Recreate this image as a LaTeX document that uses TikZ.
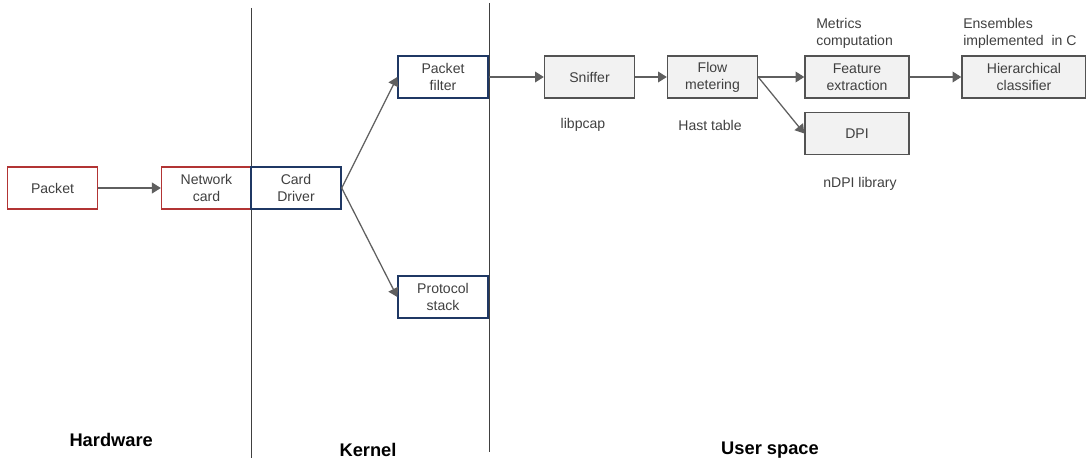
\documentclass[tikz,border=0pt]{standalone}
\usepackage{fontspec}
\setmainfont{Liberation Sans}
\usetikzlibrary{arrows.meta,positioning}
\definecolor{brick}{RGB}{178,52,52}
\definecolor{navy}{RGB}{31,56,100}
\definecolor{shade}{RGB}{242,242,242}
\definecolor{ink}{RGB}{64,64,64}
\definecolor{wire}{RGB}{95,95,95}
\tikzset{
  >={Triangle[length=2.2mm,width=2.7mm]},
  stage/.style={draw=#1,fill=white,line width=1pt,minimum height=10.5mm,
    minimum width=22.5mm,align=center,text=ink,inner sep=1pt},
  stage/.default=navy,
  tool/.style={draw=ink!90,fill=shade,line width=1pt,minimum height=10.5mm,
    minimum width=22.5mm,align=center,text=ink,inner sep=1pt},
  flow/.style={->,line width=0.9pt,draw=wire},
  note/.style={text=ink,align=left,inner sep=0pt},
  zone/.style={font=\fontsize{13}{15}\selectfont\bfseries,text=black},
  divider/.style={draw=ink,line width=0.7pt},
}
\begin{document}
\begin{tikzpicture}
  \useasboundingbox (0,0) rectangle (27.15,-11.575);
  % layer borders
  \draw[divider] (6.275,-0.2) -- (6.275,-11.45);
  \draw[divider] (12.225,-0.075) -- (12.225,-11.3);
  % hardware
  \node[stage=brick] (pkt) at (1.3125,-4.7) {Packet};
  \node[stage=brick] (nic) at (5.1625,-4.7) {Network\\card};
  % kernel
  \node[stage] (drv) at (7.4,-4.7) {Card\\Driver};
  \node[stage] (pf) at (11.075,-1.925) {Packet\\filter};
  \node[stage] (ps) at (11.075,-7.425) {Protocol\\stack};
  % user space
  \node[tool] (snf) at (14.7375,-1.925) {Sniffer};
  \node[tool] (fm) at (17.8125,-1.925) {Flow\\metering};
  \node[tool,minimum width=26mm] (fe) at (21.425,-1.925) {Feature\\extraction};
  \node[tool,minimum width=26mm] (dpi) at (21.425,-3.3375) {DPI};
  \node[tool,minimum width=31mm] (hc) at (25.6,-1.925) {Hierarchical\\classifier};
  \node[note] (lp) at (14.575,-3.125) {libpcap};
  \node[note] (ht) at (17.75,-3.125) {Hast table};
  \node[note] (nd) at (21.5,-4.6) {nDPI library};
  \node[note,anchor=west] (mc) at (20.4,-0.8375) {Metrics\\computation};
  \node[note,anchor=west] (ens) at (24.075,-0.8375) {Ensembles\\implemented\ \ in C};
  \node[zone] (hw) at (2.78,-11.0) {Hardware};
  \node[zone] (kr) at (9.2,-11.25) {Kernel};
  \node[zone] (us) at (19.25,-11.25) {User space};
  % connectors
  \draw[flow] (pkt) -- (nic);
  \draw[flow] (drv.east) -- (pf.west);
  \draw[flow] (drv.east) -- (ps.west);
  \draw[flow] (pf) -- (snf);
  \draw[flow] (snf) -- (fm);
  \draw[flow] (fm) -- (fe);
  \draw[flow] (fm.east) -- (dpi.west);
  \draw[flow] (fe) -- (hc);
\end{tikzpicture}
\end{document}
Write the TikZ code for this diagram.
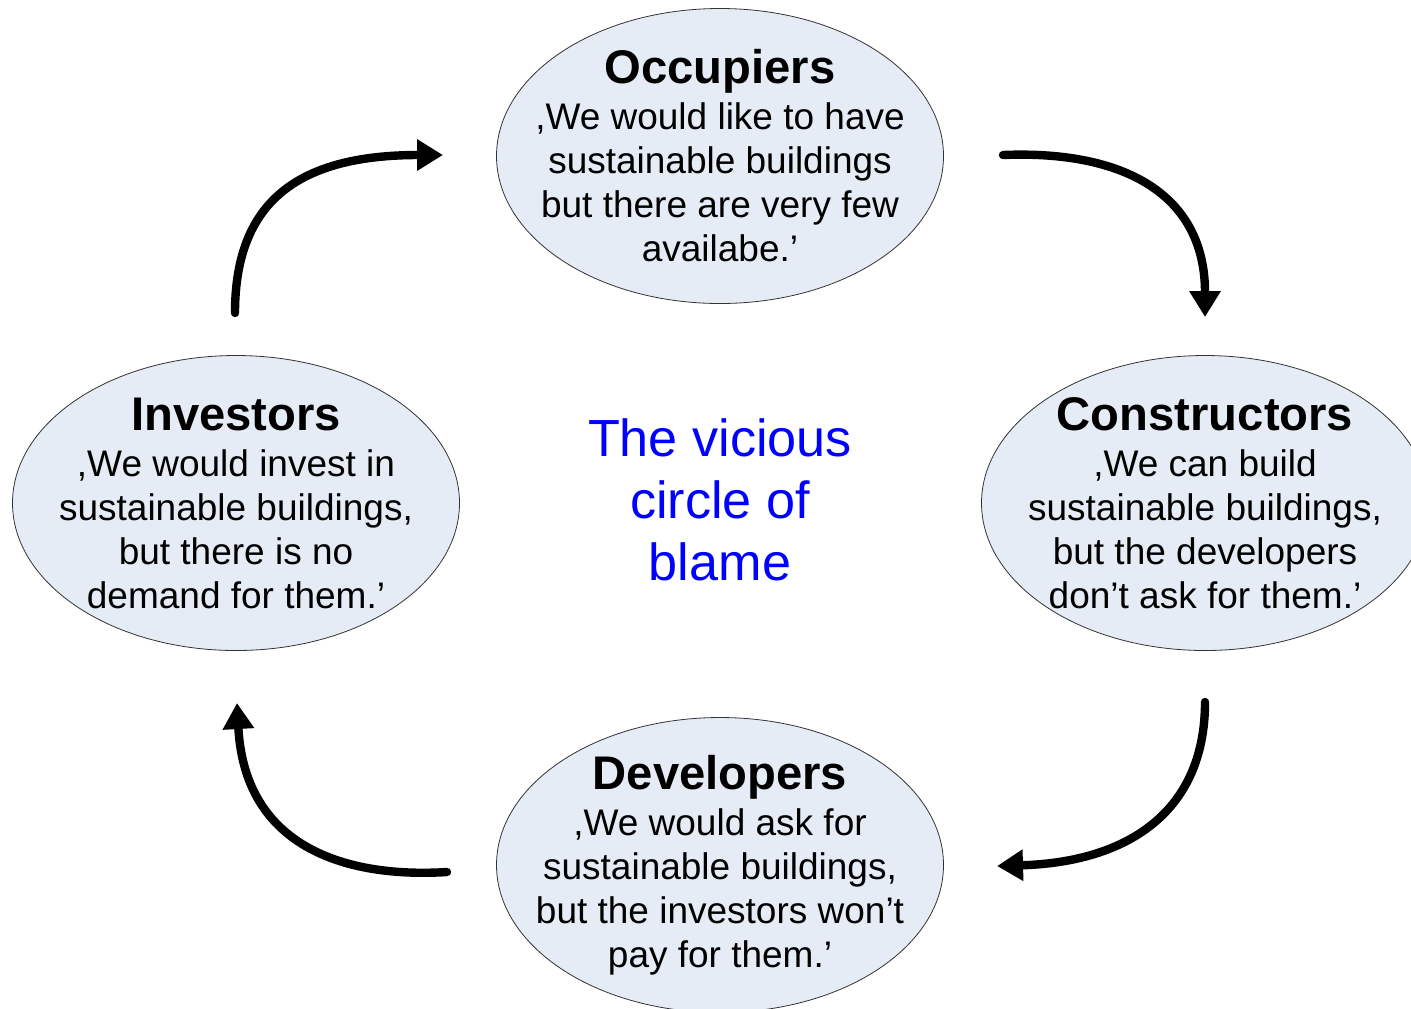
\documentclass[tikz,border=0pt]{standalone}
\usepackage{fontspec}
\setmainfont{Liberation Sans}
\usepackage{tikz}
\usetikzlibrary{arrows.meta, shapes.geometric}
\definecolor{bubble}{RGB}{230, 236, 246}
\definecolor{vicious}{RGB}{0, 0, 255}

\begin{document}
\begin{tikzpicture}[x=0.5pt, y=-0.5pt,
  party/.style={ellipse, draw=black!80, line width=0.4pt, fill=bubble,
    minimum width=223.5pt, minimum height=147.5pt, inner sep=0pt},
  quote/.style={align=center, font=\fontsize{18.5}{22}\selectfont},
  blame/.style={line width=4.2pt, line cap=round, -{Triangle[length=13pt, width=15pt]}}]

  \useasboundingbox (0,0) rectangle (1411,1008);

  % The four parties
  \node[party] (occ) at (720,156) {};
  \node[party] (con) at (1205,503) {};
  \node[party] (dev) at (720,865) {};
  \node[party] (inv) at (236,503) {};

  % What each of them says
  \node[quote] (occtext) at (occ) {{\fontsize{23.6}{26}\selectfont\bfseries Occupiers}\\[1pt]
    ,We would like to have\\ sustainable buildings\\ but there are very few\\ availabe.’};
  \node[quote] (context) at (con) {{\fontsize{23.6}{26}\selectfont\bfseries Constructors}\\[1pt]
    ,We can build\\ sustainable buildings,\\ but the developers\\ don’t ask for them.’};
  \node[quote] (devtext) at (dev) {{\fontsize{23.6}{26}\selectfont\bfseries Developers}\\[1pt]
    ,We would ask for\\ sustainable buildings,\\ but the investors won’t\\ pay for them.’};
  \node[quote] (invtext) at (inv) {{\fontsize{23.6}{26}\selectfont\bfseries Investors}\\[1pt]
    ,We would invest in\\ sustainable buildings,\\ but there is no\\ demand for them.’};

  % Centre caption
  \node[align=center, text=vicious, font=\fontsize{26.1}{31}\selectfont] (circle) at (720,500)
    {The vicious\\ circle of\\ blame};

  % Arrow ends
  \coordinate (invout) at (235,313);
  \coordinate (occin)  at (443,155);
  \coordinate (occout) at (1003,155);
  \coordinate (conin)  at (1205,317);
  \coordinate (conout) at (1205,702);
  \coordinate (devin)  at (997,866);
  \coordinate (devout) at (447,872);
  \coordinate (invin)  at (237,703);

  % Arrows round the circle
  \draw[blame] (invout) .. controls (235,200) and (300,155) .. (occin);
  \draw[blame] (occout) .. controls (1125,150) and (1205,195) .. (conin);
  \draw[blame] (conout) .. controls (1205,810) and (1130,862) .. (devin);
  \draw[blame] (devout) .. controls (350,878) and (245,850) .. (invin);
\end{tikzpicture}
\end{document}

* [What you have to do] In this exercise, set down all of the data exactly, without the pictures.

* [Result]
Recreate this image as a LaTeX document that uses TikZ.
\documentclass[tikz,border=0pt]{standalone}
\usepackage{fontspec}
\setmainfont{Liberation Sans}
\usetikzlibrary{arrows.meta,positioning}
\definecolor{brick}{RGB}{178,52,52}
\definecolor{navy}{RGB}{31,56,100}
\definecolor{shade}{RGB}{242,242,242}
\definecolor{ink}{RGB}{64,64,64}
\definecolor{wire}{RGB}{95,95,95}
\tikzset{
  >={Triangle[length=2.2mm,width=2.7mm]},
  stage/.style={draw=#1,fill=white,line width=1pt,minimum height=10.5mm,
    minimum width=22.5mm,align=center,text=ink,inner sep=1pt},
  stage/.default=navy,
  tool/.style={draw=ink!90,fill=shade,line width=1pt,minimum height=10.5mm,
    minimum width=22.5mm,align=center,text=ink,inner sep=1pt},
  flow/.style={->,line width=0.9pt,draw=wire},
  note/.style={text=ink,align=left,inner sep=0pt},
  zone/.style={font=\fontsize{13}{15}\selectfont\bfseries,text=black},
  divider/.style={draw=ink,line width=0.7pt},
}
\begin{document}
\begin{tikzpicture}
  \useasboundingbox (0,0) rectangle (27.15,-11.575);
  % layer borders
  \draw[divider] (6.275,-0.2) -- (6.275,-11.45);
  \draw[divider] (12.225,-0.075) -- (12.225,-11.3);
  % hardware
  \node[stage=brick] (pkt) at (1.3125,-4.7) {Packet};
  \node[stage=brick] (nic) at (5.1625,-4.7) {Network\\card};
  % kernel
  \node[stage] (drv) at (7.4,-4.7) {Card\\Driver};
  \node[stage] (pf) at (11.075,-1.925) {Packet\\filter};
  \node[stage] (ps) at (11.075,-7.425) {Protocol\\stack};
  % user space
  \node[tool] (snf) at (14.7375,-1.925) {Sniffer};
  \node[tool] (fm) at (17.8125,-1.925) {Flow\\metering};
  \node[tool,minimum width=26mm] (fe) at (21.425,-1.925) {Feature\\extraction};
  \node[tool,minimum width=26mm] (dpi) at (21.425,-3.3375) {DPI};
  \node[tool,minimum width=31mm] (hc) at (25.6,-1.925) {Hierarchical\\classifier};
  \node[note] (lp) at (14.575,-3.125) {libpcap};
  \node[note] (ht) at (17.75,-3.125) {Hast table};
  \node[note] (nd) at (21.5,-4.6) {nDPI library};
  \node[note,anchor=west] (mc) at (20.4,-0.8375) {Metrics\\computation};
  \node[note,anchor=west] (ens) at (24.075,-0.8375) {Ensembles\\implemented\ \ in C};
  \node[zone] (hw) at (2.78,-11.0) {Hardware};
  \node[zone] (kr) at (9.2,-11.25) {Kernel};
  \node[zone] (us) at (19.25,-11.25) {User space};
  % connectors
  \draw[flow] (pkt) -- (nic);
  \draw[flow] (drv.east) -- (pf.west);
  \draw[flow] (drv.east) -- (ps.west);
  \draw[flow] (pf) -- (snf);
  \draw[flow] (snf) -- (fm);
  \draw[flow] (fm) -- (fe);
  \draw[flow] (fm.east) -- (dpi.west);
  \draw[flow] (fe) -- (hc);
\end{tikzpicture}
\end{document}
Write the TikZ code for this diagram.
\documentclass[tikz,border=0pt]{standalone}
\usepackage{fontspec}
\setmainfont{Liberation Sans}
\usepackage{tikz}
\usetikzlibrary{arrows.meta, shapes.geometric}
\definecolor{bubble}{RGB}{230, 236, 246}
\definecolor{vicious}{RGB}{0, 0, 255}

\begin{document}
\begin{tikzpicture}[x=0.5pt, y=-0.5pt,
  party/.style={ellipse, draw=black!80, line width=0.4pt, fill=bubble,
    minimum width=223.5pt, minimum height=147.5pt, inner sep=0pt},
  quote/.style={align=center, font=\fontsize{18.5}{22}\selectfont},
  blame/.style={line width=4.2pt, line cap=round, -{Triangle[length=13pt, width=15pt]}}]

  \useasboundingbox (0,0) rectangle (1411,1008);

  % The four parties
  \node[party] (occ) at (720,156) {};
  \node[party] (con) at (1205,503) {};
  \node[party] (dev) at (720,865) {};
  \node[party] (inv) at (236,503) {};

  % What each of them says
  \node[quote] (occtext) at (occ) {{\fontsize{23.6}{26}\selectfont\bfseries Occupiers}\\[1pt]
    ,We would like to have\\ sustainable buildings\\ but there are very few\\ availabe.’};
  \node[quote] (context) at (con) {{\fontsize{23.6}{26}\selectfont\bfseries Constructors}\\[1pt]
    ,We can build\\ sustainable buildings,\\ but the developers\\ don’t ask for them.’};
  \node[quote] (devtext) at (dev) {{\fontsize{23.6}{26}\selectfont\bfseries Developers}\\[1pt]
    ,We would ask for\\ sustainable buildings,\\ but the investors won’t\\ pay for them.’};
  \node[quote] (invtext) at (inv) {{\fontsize{23.6}{26}\selectfont\bfseries Investors}\\[1pt]
    ,We would invest in\\ sustainable buildings,\\ but there is no\\ demand for them.’};

  % Centre caption
  \node[align=center, text=vicious, font=\fontsize{26.1}{31}\selectfont] (circle) at (720,500)
    {The vicious\\ circle of\\ blame};

  % Arrow ends
  \coordinate (invout) at (235,313);
  \coordinate (occin)  at (443,155);
  \coordinate (occout) at (1003,155);
  \coordinate (conin)  at (1205,317);
  \coordinate (conout) at (1205,702);
  \coordinate (devin)  at (997,866);
  \coordinate (devout) at (447,872);
  \coordinate (invin)  at (237,703);

  % Arrows round the circle
  \draw[blame] (invout) .. controls (235,200) and (300,155) .. (occin);
  \draw[blame] (occout) .. controls (1125,150) and (1205,195) .. (conin);
  \draw[blame] (conout) .. controls (1205,810) and (1130,862) .. (devin);
  \draw[blame] (devout) .. controls (350,878) and (245,850) .. (invin);
\end{tikzpicture}
\end{document}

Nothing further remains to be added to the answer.